Should the vote to leave the EU be successful how do those who want this feel about those EU citizens currently living and working in the UK? Is a line drawn here and they get to stay? Or do you make them return to their homelands?
 
Sorry if this has been covered already today but I thought Farrage's poster recreating Nazi Germany was disgusting!
 
Should the vote to leave the EU be successful how do those who want this feel about those EU citizens currently living and working in the UK? Is a line drawn here and they get to stay? Or do you make them return to their homelands?

Absolutely, they stay. I've never heard a suggestion otherwise from any quarter. This is about managing future migration flows, not penalising anyone already here.
 
Definitely they stay. I've never heard a suggestion otherwise from any quarter. This is about controlling future numbers, not penalising anyone already here.

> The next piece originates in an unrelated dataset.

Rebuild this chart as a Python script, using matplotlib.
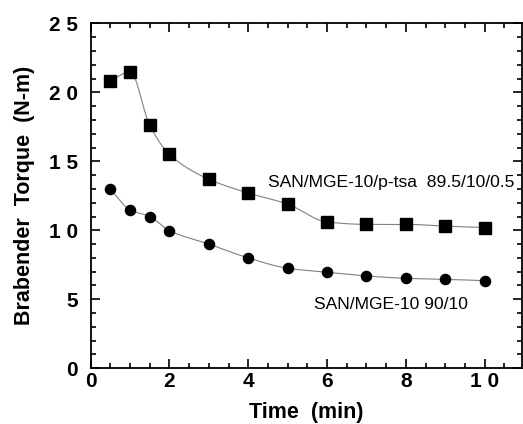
import numpy as np
import matplotlib
matplotlib.use("Agg")
import matplotlib.pyplot as plt
from matplotlib.ticker import FixedLocator, FixedFormatter, MultipleLocator

plt.rcParams['font.family'] = ['Liberation Sans', 'DejaVu Sans']

# data
time_min = [0.5, 1, 1.5, 2, 3, 4, 5, 6, 7, 8, 9, 10]
torque_ptsa = [20.8, 21.5, 17.6, 15.5, 13.7, 12.7, 11.9, 10.6, 10.43, 10.43, 10.3, 10.2]
torque_plain = [13.0, 11.47, 11.0, 9.97, 9.0, 8.0, 7.25, 6.96, 6.69, 6.52, 6.45, 6.35]

label_ptsa = "SAN/MGE-10/p-tsa  89.5/10/0.5"
label_plain = "SAN/MGE-10 90/10"

y_ticks = [0, 5, 10, 15, 20, 25]
y_ticklabels = ['0', '5', '1 0', '1 5', '2 0', '2 5']
x_ticks = [0, 2, 4, 6, 8, 10]
x_ticklabels = ['0', '2', '4', '6', '8', '1 0']


def pchip(x, y, xn):
    # monotone cubic (Fritsch-Carlson) for the smooth connecting curve
    x = np.asarray(x, float)
    y = np.asarray(y, float)
    h = np.diff(x)
    d = np.diff(y) / h
    m = np.zeros_like(y)
    for k in range(1, len(x) - 1):
        if d[k - 1] * d[k] > 0:
            w1 = 2 * h[k] + h[k - 1]
            w2 = h[k] + 2 * h[k - 1]
            m[k] = (w1 + w2) / (w1 / d[k - 1] + w2 / d[k])
    m[0] = d[0]
    m[-1] = d[-1]
    idx = np.clip(np.searchsorted(x, xn) - 1, 0, len(x) - 2)
    t = (xn - x[idx]) / h[idx]
    h00 = 2 * t**3 - 3 * t**2 + 1
    h10 = t**3 - 2 * t**2 + t
    h01 = -2 * t**3 + 3 * t**2
    h11 = t**3 - t**2
    return (h00 * y[idx] + h10 * h[idx] * m[idx]
            + h01 * y[idx + 1] + h11 * h[idx] * m[idx + 1])


fig = plt.figure(figsize=(5.23, 4.24), dpi=100)
ax = fig.add_axes([0.1734, 0.1314, 0.8241, 0.8136])

xs = np.linspace(time_min[0], time_min[-1], 400)
for vals, marker, ms in [(torque_ptsa, 's', 8), (torque_plain, 'o', 7.3)]:
    ax.plot(xs, pchip(time_min, vals, xs), color='#808080', lw=0.8)
    ax.plot(time_min, vals, linestyle='none', marker=marker, ms=ms,
            color='black')

ax.text(4.5, 13.5, label_ptsa, fontsize=12.6, va='center', ha='left')
ax.text(5.67, 4.6, label_plain, fontsize=12.6, va='center', ha='left')

ax.set_xlim(0, 10.94)
ax.set_ylim(0, 25)

ax.xaxis.set_major_locator(FixedLocator(x_ticks))
ax.xaxis.set_major_formatter(FixedFormatter(x_ticklabels))
ax.xaxis.set_minor_locator(MultipleLocator(0.5))
ax.yaxis.set_major_locator(FixedLocator(y_ticks))
ax.yaxis.set_major_formatter(FixedFormatter(y_ticklabels))
ax.yaxis.set_minor_locator(MultipleLocator(1))

ax.tick_params(which='both', direction='in', top=True, right=True,
               width=1.2, labelsize=15)
ax.tick_params(which='major', length=6.5)
ax.tick_params(which='minor', length=3.5)
ax.tick_params(axis='x', pad=3)
ax.tick_params(axis='y', pad=9)
for lab in ax.get_xticklabels() + ax.get_yticklabels():
    lab.set_fontweight('bold')
for sp in ax.spines.values():
    sp.set_linewidth(1.3)

ax.set_xlabel("Time  (min)", fontsize=15.5, fontweight='bold', labelpad=7.5)
ax.set_ylabel("Brabender  Torque  (N-m)", fontsize=15.5, fontweight='bold',
              labelpad=10)

fig.savefig("out.png", dpi=100)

It's more a case of how unwelcome many of the skilled people will feel post 23 June. The marketing manager at my works is German and she is thinking about leaving.
 
Should the vote to leave the EU be successful how do those who want this feel about those EU citizens currently living and working in the UK? Is a line drawn here and they get to stay? Or do you make them return to their homelands?

They get to stay. Except the French.
In fact it´s the law; if you have signed the Vienna Convention on treaties.

“Withdrawal from a treaty does not affect any right, obligation or legal situation of the parties created through the execution of the treaty prior to its termination”

There will be no change to their situation, whatever the result of the referendum.